- **Stated task**
Copy the lines of the data below exactly, starting at the first and stopping after the line that contains "515), aspect='auto', zorder=0)"; include no pictures.

- **Collected data**
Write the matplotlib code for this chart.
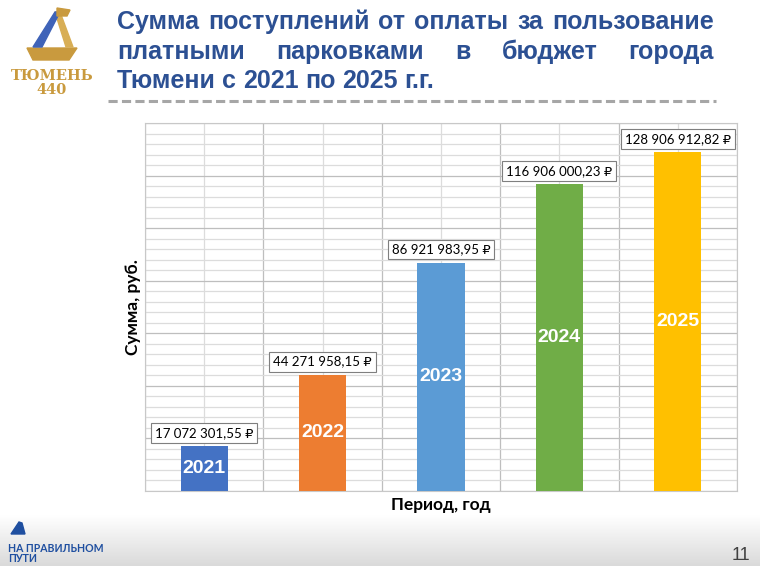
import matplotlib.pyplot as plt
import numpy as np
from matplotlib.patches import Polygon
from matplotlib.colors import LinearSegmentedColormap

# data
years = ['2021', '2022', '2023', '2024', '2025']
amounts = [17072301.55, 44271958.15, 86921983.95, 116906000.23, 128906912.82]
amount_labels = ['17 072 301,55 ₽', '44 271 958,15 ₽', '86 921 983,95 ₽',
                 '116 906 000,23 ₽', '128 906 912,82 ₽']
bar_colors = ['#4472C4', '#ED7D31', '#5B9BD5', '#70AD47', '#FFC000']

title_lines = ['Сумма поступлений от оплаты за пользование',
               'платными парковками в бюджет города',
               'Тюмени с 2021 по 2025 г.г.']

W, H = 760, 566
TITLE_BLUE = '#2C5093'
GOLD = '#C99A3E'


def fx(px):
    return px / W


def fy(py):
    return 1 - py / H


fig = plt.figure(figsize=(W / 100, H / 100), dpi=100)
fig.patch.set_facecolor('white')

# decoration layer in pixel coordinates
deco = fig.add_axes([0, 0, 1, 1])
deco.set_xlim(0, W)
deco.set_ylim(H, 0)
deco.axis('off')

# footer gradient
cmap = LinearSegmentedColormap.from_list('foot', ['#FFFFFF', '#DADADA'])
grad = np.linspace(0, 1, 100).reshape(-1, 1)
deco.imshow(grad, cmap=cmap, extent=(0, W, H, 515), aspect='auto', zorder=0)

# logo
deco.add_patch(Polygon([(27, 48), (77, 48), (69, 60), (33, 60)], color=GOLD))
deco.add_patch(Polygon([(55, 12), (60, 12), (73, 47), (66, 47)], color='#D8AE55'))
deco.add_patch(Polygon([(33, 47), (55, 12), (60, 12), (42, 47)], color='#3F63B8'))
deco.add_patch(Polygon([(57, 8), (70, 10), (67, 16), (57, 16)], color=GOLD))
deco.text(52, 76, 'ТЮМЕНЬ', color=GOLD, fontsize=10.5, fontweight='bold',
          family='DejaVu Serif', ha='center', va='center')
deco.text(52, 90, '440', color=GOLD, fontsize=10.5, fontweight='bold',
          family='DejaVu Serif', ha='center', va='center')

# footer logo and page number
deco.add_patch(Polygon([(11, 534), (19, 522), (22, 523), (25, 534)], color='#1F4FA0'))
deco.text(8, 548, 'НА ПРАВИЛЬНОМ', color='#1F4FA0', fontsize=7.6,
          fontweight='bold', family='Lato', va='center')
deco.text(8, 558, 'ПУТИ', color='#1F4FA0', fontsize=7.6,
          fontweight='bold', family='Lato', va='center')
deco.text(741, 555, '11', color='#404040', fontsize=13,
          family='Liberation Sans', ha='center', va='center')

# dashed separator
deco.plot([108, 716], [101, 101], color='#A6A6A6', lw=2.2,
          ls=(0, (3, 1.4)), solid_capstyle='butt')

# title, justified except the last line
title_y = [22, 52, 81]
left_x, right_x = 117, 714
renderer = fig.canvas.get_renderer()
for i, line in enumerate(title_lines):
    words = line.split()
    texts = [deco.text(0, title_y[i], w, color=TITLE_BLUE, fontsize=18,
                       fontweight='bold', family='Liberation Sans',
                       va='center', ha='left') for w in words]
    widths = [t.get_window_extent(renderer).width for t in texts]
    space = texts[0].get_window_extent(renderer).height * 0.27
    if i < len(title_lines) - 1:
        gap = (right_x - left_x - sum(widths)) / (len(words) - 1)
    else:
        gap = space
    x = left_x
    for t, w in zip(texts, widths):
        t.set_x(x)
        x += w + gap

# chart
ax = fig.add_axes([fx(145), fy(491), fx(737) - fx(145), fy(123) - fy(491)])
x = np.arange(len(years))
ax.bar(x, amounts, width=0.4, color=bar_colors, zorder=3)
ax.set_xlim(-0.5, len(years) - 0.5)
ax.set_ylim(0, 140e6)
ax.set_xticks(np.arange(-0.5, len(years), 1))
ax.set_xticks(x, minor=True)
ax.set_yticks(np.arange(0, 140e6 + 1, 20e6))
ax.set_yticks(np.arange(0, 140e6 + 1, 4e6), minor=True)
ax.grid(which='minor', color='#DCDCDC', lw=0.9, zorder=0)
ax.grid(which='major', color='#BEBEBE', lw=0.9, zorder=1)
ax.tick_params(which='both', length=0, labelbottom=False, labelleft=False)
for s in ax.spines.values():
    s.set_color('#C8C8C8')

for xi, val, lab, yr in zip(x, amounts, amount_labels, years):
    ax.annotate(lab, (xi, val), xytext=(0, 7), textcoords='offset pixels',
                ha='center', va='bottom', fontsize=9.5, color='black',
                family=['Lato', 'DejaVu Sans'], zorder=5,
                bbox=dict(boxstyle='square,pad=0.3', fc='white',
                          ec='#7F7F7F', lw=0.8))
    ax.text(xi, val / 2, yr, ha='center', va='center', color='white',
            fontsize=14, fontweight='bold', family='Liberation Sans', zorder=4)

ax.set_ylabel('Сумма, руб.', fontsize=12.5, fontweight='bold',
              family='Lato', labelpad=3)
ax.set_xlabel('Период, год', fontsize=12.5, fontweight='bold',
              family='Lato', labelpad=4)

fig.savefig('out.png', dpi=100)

- **Result below**
Write the matplotlib code for this chart.
import matplotlib.pyplot as plt
import numpy as np
from matplotlib.patches import Polygon
from matplotlib.colors import LinearSegmentedColormap

# data
years = ['2021', '2022', '2023', '2024', '2025']
amounts = [17072301.55, 44271958.15, 86921983.95, 116906000.23, 128906912.82]
amount_labels = ['17 072 301,55 ₽', '44 271 958,15 ₽', '86 921 983,95 ₽',
                 '116 906 000,23 ₽', '128 906 912,82 ₽']
bar_colors = ['#4472C4', '#ED7D31', '#5B9BD5', '#70AD47', '#FFC000']

title_lines = ['Сумма поступлений от оплаты за пользование',
               'платными парковками в бюджет города',
               'Тюмени с 2021 по 2025 г.г.']

W, H = 760, 566
TITLE_BLUE = '#2C5093'
GOLD = '#C99A3E'


def fx(px):
    return px / W


def fy(py):
    return 1 - py / H


fig = plt.figure(figsize=(W / 100, H / 100), dpi=100)
fig.patch.set_facecolor('white')

# decoration layer in pixel coordinates
deco = fig.add_axes([0, 0, 1, 1])
deco.set_xlim(0, W)
deco.set_ylim(H, 0)
deco.axis('off')

# footer gradient
cmap = LinearSegmentedColormap.from_list('foot', ['#FFFFFF', '#DADADA'])
grad = np.linspace(0, 1, 100).reshape(-1, 1)
deco.imshow(grad, cmap=cmap, extent=(0, W, H, 515), aspect='auto', zorder=0)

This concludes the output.